PROBLEM DESCRIPTION: Exactly repeat the material, dropping only the pictures.

SOURCE MATERIAL:
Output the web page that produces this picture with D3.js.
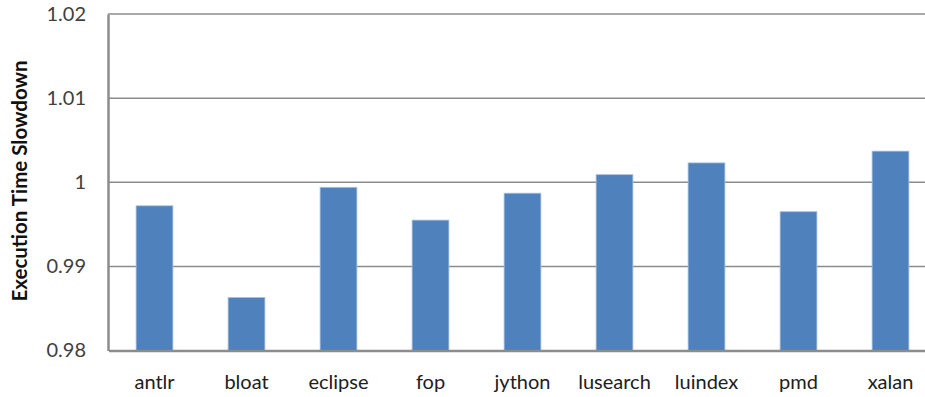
<!DOCTYPE html>
<html><head><meta charset="utf-8">
<script src="https://cdn.jsdelivr.net/npm/d3@7/dist/d3.min.js"></script>
<style>body{margin:0;background:#fff;} svg{display:block;}</style>
</head><body>
<svg id="c" width="925" height="397"></svg>
<script>
const categories = ["antlr","bloat","eclipse","fop","jython","lusearch","luindex","pmd","xalan"];
const values = [0.9972, 0.9863, 0.9994, 0.9955, 0.9987, 1.0009, 1.0023, 0.9965, 1.0037];
const yTicks = [0.98, 0.99, 1.00, 1.01, 1.02];
const yTitle = "Execution Time Slowdown";

const svg = d3.select("#c");
const font = "Lato, 'Open Sans', sans-serif";
const x = d3.scaleBand().domain(categories).range([108.5, 936.5]).paddingInner(0.6).paddingOuter(0.3);
const y = d3.scaleLinear().domain([0.98, 1.02]).range([350.5, 14]);

// gridlines
svg.append("g").selectAll("line").data(yTicks.slice(1)).join("line")
  .attr("x1", 108).attr("x2", 925)
  .attr("y1", d => y(d)).attr("y2", d => y(d))
  .attr("stroke", "#8c8c8c").attr("stroke-width", 1.5);

// bars
svg.append("g").selectAll("rect").data(values).join("rect")
  .attr("x", (d,i) => x(categories[i]))
  .attr("width", x.bandwidth())
  .attr("y", d => y(d))
  .attr("height", d => y(0.98) - y(d))
  .attr("fill", "#4f81bd")
  .attr("stroke", "#a9c0e0").attr("stroke-width", 0.8);

// axes
const yAxis = d3.axisLeft(y).tickValues(yTicks).tickSize(0).tickPadding(22)
  .tickFormat(d => String(+d.toFixed(2)));
const gy = svg.append("g").attr("transform", "translate(108,0)").call(yAxis);
gy.select(".domain").attr("stroke", "#8c8c8c").attr("stroke-width", 2.5);
gy.selectAll("text").attr("font-family", font).attr("font-size", 20).attr("fill", "#404040");

const xAxis = d3.axisBottom(x).tickSize(0).tickPadding(24);
const gx = svg.append("g").attr("transform", "translate(0,350.5)").call(xAxis);
gx.select(".domain").attr("stroke", "#8c8c8c").attr("stroke-width", 2.5);
gx.selectAll("text").attr("font-family", font).attr("font-size", 20).attr("fill", "#202020");

svg.append("text")
  .attr("transform", "translate(27,181) rotate(-90)")
  .attr("text-anchor", "middle")
  .attr("font-family", font).attr("font-size", 20.5).attr("font-weight", "bold")
  .attr("fill", "#111")
  .text(yTitle);
</script>
</body></html>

RESPONSE TO THE TASK:
Output the web page that produces this picture with D3.js.
<!DOCTYPE html>
<html><head><meta charset="utf-8">
<script src="https://cdn.jsdelivr.net/npm/d3@7/dist/d3.min.js"></script>
<style>body{margin:0;background:#fff;} svg{display:block;}</style>
</head><body>
<svg id="c" width="925" height="397"></svg>
<script>
const categories = ["antlr","bloat","eclipse","fop","jython","lusearch","luindex","pmd","xalan"];
const values = [0.9972, 0.9863, 0.9994, 0.9955, 0.9987, 1.0009, 1.0023, 0.9965, 1.0037];
const yTicks = [0.98, 0.99, 1.00, 1.01, 1.02];
const yTitle = "Execution Time Slowdown";

const svg = d3.select("#c");
const font = "Lato, 'Open Sans', sans-serif";
const x = d3.scaleBand().domain(categories).range([108.5, 936.5]).paddingInner(0.6).paddingOuter(0.3);
const y = d3.scaleLinear().domain([0.98, 1.02]).range([350.5, 14]);

// gridlines
svg.append("g").selectAll("line").data(yTicks.slice(1)).join("line")
  .attr("x1", 108).attr("x2", 925)
  .attr("y1", d => y(d)).attr("y2", d => y(d))
  .attr("stroke", "#8c8c8c").attr("stroke-width", 1.5);

// bars
svg.append("g").selectAll("rect").data(values).join("rect")
  .attr("x", (d,i) => x(categories[i]))
  .attr("width", x.bandwidth())
  .attr("y", d => y(d))
  .attr("height", d => y(0.98) - y(d))
  .attr("fill", "#4f81bd")
  .attr("stroke", "#a9c0e0").attr("stroke-width", 0.8);

// axes
const yAxis = d3.axisLeft(y).tickValues(yTicks).tickSize(0).tickPadding(22)
  .tickFormat(d => String(+d.toFixed(2)));
const gy = svg.append("g").attr("transform", "translate(108,0)").call(yAxis);
gy.select(".domain").attr("stroke", "#8c8c8c").attr("stroke-width", 2.5);
gy.selectAll("text").attr("font-family", font).attr("font-size", 20).attr("fill", "#404040");

const xAxis = d3.axisBottom(x).tickSize(0).tickPadding(24);
const gx = svg.append("g").attr("transform", "translate(0,350.5)").call(xAxis);
gx.select(".domain").attr("stroke", "#8c8c8c").attr("stroke-width", 2.5);
gx.selectAll("text").attr("font-family", font).attr("font-size", 20).attr("fill", "#202020");

svg.append("text")
  .attr("transform", "translate(27,181) rotate(-90)")
  .attr("text-anchor", "middle")
  .attr("font-family", font).attr("font-size", 20.5).attr("font-weight", "bold")
  .attr("fill", "#111")
  .text(yTitle);
</script>
</body></html>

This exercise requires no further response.